Dataset excerpt >>

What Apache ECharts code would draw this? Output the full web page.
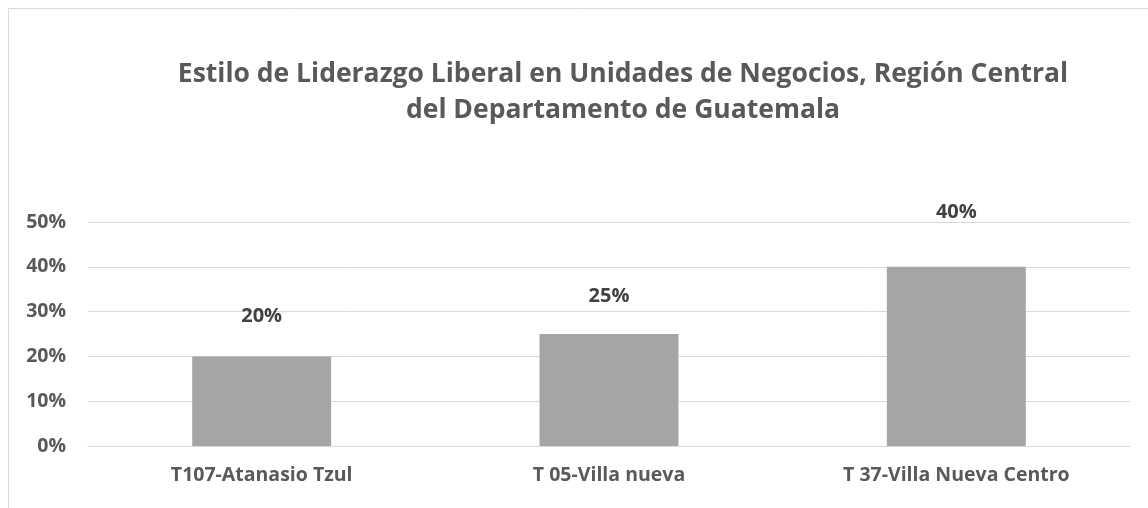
<!DOCTYPE html>
<html>
<head>
<meta charset="utf-8">
<script src="https://cdn.jsdelivr.net/npm/echarts@6/dist/echarts.min.js"></script>
<style>html,body{margin:0;padding:0;background:#fff}#c{width:1148px;height:508px}</style>
</head>
<body>
<div id="c"></div>
<script>
var titleLines = ['Estilo de Liderazgo Liberal en Unidades de Negocios, Región Central', 'del Departamento de Guatemala'];
var categories = ['T107-Atanasio Tzul', 'T 05-Villa nueva', 'T 37-Villa Nueva Centro'];
var values = [0.20, 0.25, 0.40];
var yTicks = [0, 0.1, 0.2, 0.3, 0.4, 0.5];
var labelDistances = [30, 28, 45];

var FONT = 'Open Sans';
var chart = echarts.init(document.getElementById('c'));
chart.setOption({
  animation: false,
  backgroundColor: '#fff',
  graphic: [{
    type: 'rect', left: 6, top: 6, z: -1,
    shape: { width: 1160, height: 501 },
    style: { fill: 'none', stroke: '#d9d9d9', lineWidth: 1 }
  }],
  title: {
    text: titleLines.join('\n'),
    left: 618, top: 51, textAlign: 'center',
    textStyle: { fontFamily: FONT, fontWeight: 'bold', fontSize: 26.5, color: '#595959', lineHeight: 36 }
  },
  grid: { left: 88, right: 18, top: 222, bottom: 62 },
  xAxis: {
    type: 'category', data: categories,
    axisTick: { show: false },
    axisLine: { lineStyle: { color: '#d9d9d9', width: 1 } },
    axisLabel: { margin: 19, fontFamily: FONT, fontWeight: 'bold', fontSize: 19.5, color: '#595959' }
  },
  yAxis: {
    type: 'value', min: yTicks[0], max: yTicks[yTicks.length - 1], interval: 0.1,
    axisLine: { show: false }, axisTick: { show: false },
    splitLine: { lineStyle: { color: '#d9d9d9', width: 1 } },
    axisLabel: {
      margin: 22, fontFamily: FONT, fontWeight: 'bold', fontSize: 19.5, color: '#595959',
      formatter: function (v) { return Math.round(v * 100) + '%'; }
    }
  },
  series: [{
    type: 'bar',
    barCategoryGap: '60%',
    itemStyle: { color: '#a5a5a5' },
    data: values.map(function (v, i) {
      return { value: v, label: { distance: labelDistances[i] } };
    }),
    label: {
      show: true, position: 'top',
      fontFamily: FONT, fontWeight: 'bold', fontSize: 20, color: '#404040',
      formatter: function (p) { return Math.round(p.value * 100) + '%'; }
    }
  }]
});
</script>
</body>
</html>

Directions for this task >> Print the data above verbatim from the first line through the line holding "var labelDistances = [30, 28, 45];", leaving every picture out.

Task solution >>
What Apache ECharts code would draw this? Output the full web page.
<!DOCTYPE html>
<html>
<head>
<meta charset="utf-8">
<script src="https://cdn.jsdelivr.net/npm/echarts@6/dist/echarts.min.js"></script>
<style>html,body{margin:0;padding:0;background:#fff}#c{width:1148px;height:508px}</style>
</head>
<body>
<div id="c"></div>
<script>
var titleLines = ['Estilo de Liderazgo Liberal en Unidades de Negocios, Región Central', 'del Departamento de Guatemala'];
var categories = ['T107-Atanasio Tzul', 'T 05-Villa nueva', 'T 37-Villa Nueva Centro'];
var values = [0.20, 0.25, 0.40];
var yTicks = [0, 0.1, 0.2, 0.3, 0.4, 0.5];
var labelDistances = [30, 28, 45];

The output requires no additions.